• **DATA SEGMENT**
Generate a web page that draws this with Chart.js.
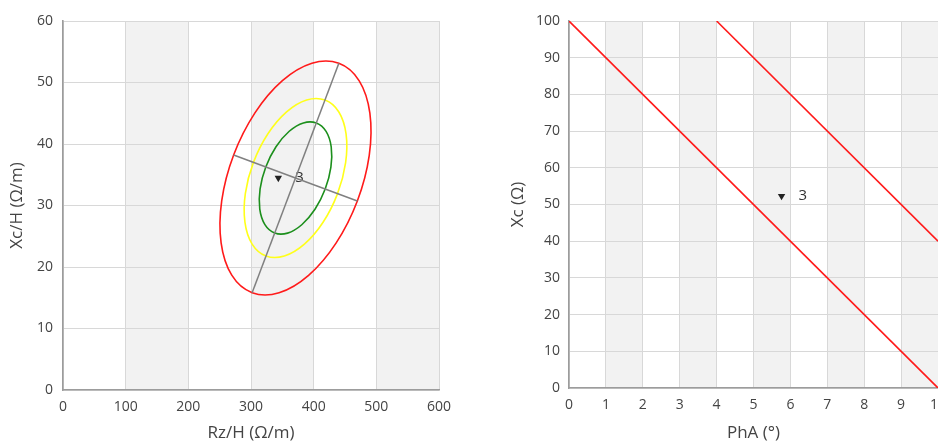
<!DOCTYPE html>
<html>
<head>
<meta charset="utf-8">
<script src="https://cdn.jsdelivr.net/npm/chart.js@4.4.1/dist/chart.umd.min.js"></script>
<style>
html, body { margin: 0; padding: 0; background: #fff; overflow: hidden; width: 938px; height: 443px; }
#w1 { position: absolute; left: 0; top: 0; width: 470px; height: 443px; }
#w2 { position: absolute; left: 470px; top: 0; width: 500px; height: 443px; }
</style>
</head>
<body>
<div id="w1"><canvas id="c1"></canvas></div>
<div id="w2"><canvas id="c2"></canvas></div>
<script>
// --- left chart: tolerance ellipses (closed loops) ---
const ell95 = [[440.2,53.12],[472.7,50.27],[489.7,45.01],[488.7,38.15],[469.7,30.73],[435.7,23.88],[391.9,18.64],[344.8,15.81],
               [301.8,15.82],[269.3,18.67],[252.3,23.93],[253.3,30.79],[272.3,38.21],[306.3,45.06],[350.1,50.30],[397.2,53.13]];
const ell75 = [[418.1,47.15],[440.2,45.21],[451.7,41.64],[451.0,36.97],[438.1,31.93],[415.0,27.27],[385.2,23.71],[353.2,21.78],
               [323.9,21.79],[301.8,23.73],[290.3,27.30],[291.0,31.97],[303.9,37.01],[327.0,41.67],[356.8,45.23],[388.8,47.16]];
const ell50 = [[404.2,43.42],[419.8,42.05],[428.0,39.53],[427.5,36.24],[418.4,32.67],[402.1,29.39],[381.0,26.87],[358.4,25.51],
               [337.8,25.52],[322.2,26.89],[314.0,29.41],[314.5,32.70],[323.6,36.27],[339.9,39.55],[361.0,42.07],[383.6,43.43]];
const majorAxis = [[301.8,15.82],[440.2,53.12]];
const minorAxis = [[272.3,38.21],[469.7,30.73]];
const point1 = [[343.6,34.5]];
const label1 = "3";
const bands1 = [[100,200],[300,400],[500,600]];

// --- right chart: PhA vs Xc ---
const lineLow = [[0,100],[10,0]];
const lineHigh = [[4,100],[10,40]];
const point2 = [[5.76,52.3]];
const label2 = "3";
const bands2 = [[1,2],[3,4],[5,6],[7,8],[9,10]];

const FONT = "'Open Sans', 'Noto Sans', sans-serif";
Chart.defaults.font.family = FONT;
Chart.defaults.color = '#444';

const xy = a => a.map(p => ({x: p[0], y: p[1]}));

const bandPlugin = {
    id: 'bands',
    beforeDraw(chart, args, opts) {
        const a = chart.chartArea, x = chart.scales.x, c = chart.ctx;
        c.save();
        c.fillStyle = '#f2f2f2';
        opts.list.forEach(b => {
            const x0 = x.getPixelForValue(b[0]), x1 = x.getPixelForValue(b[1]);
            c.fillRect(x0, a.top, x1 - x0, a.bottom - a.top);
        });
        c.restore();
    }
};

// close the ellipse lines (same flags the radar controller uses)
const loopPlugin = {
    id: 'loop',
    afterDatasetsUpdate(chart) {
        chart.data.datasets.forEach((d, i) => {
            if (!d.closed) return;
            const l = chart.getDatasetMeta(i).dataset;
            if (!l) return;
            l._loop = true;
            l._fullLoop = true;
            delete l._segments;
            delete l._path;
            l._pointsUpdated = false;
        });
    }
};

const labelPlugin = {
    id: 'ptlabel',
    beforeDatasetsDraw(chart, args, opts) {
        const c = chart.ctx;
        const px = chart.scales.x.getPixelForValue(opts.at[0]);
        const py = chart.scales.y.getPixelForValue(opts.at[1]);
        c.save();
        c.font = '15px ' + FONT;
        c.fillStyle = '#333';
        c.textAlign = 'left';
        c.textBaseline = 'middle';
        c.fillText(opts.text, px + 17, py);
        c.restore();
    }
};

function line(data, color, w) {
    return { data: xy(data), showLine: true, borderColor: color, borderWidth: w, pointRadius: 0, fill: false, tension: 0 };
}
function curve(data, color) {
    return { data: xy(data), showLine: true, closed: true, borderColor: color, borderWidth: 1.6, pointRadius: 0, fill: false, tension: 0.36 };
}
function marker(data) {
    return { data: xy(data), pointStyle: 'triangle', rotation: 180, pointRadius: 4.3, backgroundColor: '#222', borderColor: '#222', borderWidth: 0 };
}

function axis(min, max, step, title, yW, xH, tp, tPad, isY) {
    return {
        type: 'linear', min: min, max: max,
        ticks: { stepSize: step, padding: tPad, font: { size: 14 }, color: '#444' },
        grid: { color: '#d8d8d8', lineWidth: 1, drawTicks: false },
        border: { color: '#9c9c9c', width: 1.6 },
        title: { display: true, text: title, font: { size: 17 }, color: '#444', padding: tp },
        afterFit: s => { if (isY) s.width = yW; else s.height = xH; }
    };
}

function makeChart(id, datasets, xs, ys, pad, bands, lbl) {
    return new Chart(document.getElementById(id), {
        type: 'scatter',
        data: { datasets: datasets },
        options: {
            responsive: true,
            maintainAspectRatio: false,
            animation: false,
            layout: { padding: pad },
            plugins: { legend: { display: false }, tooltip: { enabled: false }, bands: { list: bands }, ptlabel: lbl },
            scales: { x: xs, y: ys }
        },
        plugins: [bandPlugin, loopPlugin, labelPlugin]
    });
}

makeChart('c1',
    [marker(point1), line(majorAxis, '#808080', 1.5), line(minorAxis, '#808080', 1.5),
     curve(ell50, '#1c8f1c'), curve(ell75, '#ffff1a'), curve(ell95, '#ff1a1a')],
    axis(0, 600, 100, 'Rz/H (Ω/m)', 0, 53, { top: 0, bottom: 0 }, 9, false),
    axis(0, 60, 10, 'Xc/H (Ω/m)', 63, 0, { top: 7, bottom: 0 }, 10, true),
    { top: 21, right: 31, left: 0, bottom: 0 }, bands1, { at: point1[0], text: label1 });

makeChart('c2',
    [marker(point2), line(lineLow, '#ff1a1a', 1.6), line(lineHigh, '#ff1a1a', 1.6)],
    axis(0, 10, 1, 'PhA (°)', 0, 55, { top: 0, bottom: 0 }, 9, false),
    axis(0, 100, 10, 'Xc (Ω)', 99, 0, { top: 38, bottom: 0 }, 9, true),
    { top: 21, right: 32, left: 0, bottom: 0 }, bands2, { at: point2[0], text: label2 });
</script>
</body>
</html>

• **TASK DESCRIPTION**
Give again, word for word, every line from the top of the data above to the line holding "const xy = a", inclusive, with the pictures left out.

• **TASK SOLUTION**
Generate a web page that draws this with Chart.js.
<!DOCTYPE html>
<html>
<head>
<meta charset="utf-8">
<script src="https://cdn.jsdelivr.net/npm/chart.js@4.4.1/dist/chart.umd.min.js"></script>
<style>
html, body { margin: 0; padding: 0; background: #fff; overflow: hidden; width: 938px; height: 443px; }
#w1 { position: absolute; left: 0; top: 0; width: 470px; height: 443px; }
#w2 { position: absolute; left: 470px; top: 0; width: 500px; height: 443px; }
</style>
</head>
<body>
<div id="w1"><canvas id="c1"></canvas></div>
<div id="w2"><canvas id="c2"></canvas></div>
<script>
// --- left chart: tolerance ellipses (closed loops) ---
const ell95 = [[440.2,53.12],[472.7,50.27],[489.7,45.01],[488.7,38.15],[469.7,30.73],[435.7,23.88],[391.9,18.64],[344.8,15.81],
               [301.8,15.82],[269.3,18.67],[252.3,23.93],[253.3,30.79],[272.3,38.21],[306.3,45.06],[350.1,50.30],[397.2,53.13]];
const ell75 = [[418.1,47.15],[440.2,45.21],[451.7,41.64],[451.0,36.97],[438.1,31.93],[415.0,27.27],[385.2,23.71],[353.2,21.78],
               [323.9,21.79],[301.8,23.73],[290.3,27.30],[291.0,31.97],[303.9,37.01],[327.0,41.67],[356.8,45.23],[388.8,47.16]];
const ell50 = [[404.2,43.42],[419.8,42.05],[428.0,39.53],[427.5,36.24],[418.4,32.67],[402.1,29.39],[381.0,26.87],[358.4,25.51],
               [337.8,25.52],[322.2,26.89],[314.0,29.41],[314.5,32.70],[323.6,36.27],[339.9,39.55],[361.0,42.07],[383.6,43.43]];
const majorAxis = [[301.8,15.82],[440.2,53.12]];
const minorAxis = [[272.3,38.21],[469.7,30.73]];
const point1 = [[343.6,34.5]];
const label1 = "3";
const bands1 = [[100,200],[300,400],[500,600]];

// --- right chart: PhA vs Xc ---
const lineLow = [[0,100],[10,0]];
const lineHigh = [[4,100],[10,40]];
const point2 = [[5.76,52.3]];
const label2 = "3";
const bands2 = [[1,2],[3,4],[5,6],[7,8],[9,10]];

const FONT = "'Open Sans', 'Noto Sans', sans-serif";
Chart.defaults.font.family = FONT;
Chart.defaults.color = '#444';

const xy = a => a.map(p => ({x: p[0], y: p[1]}));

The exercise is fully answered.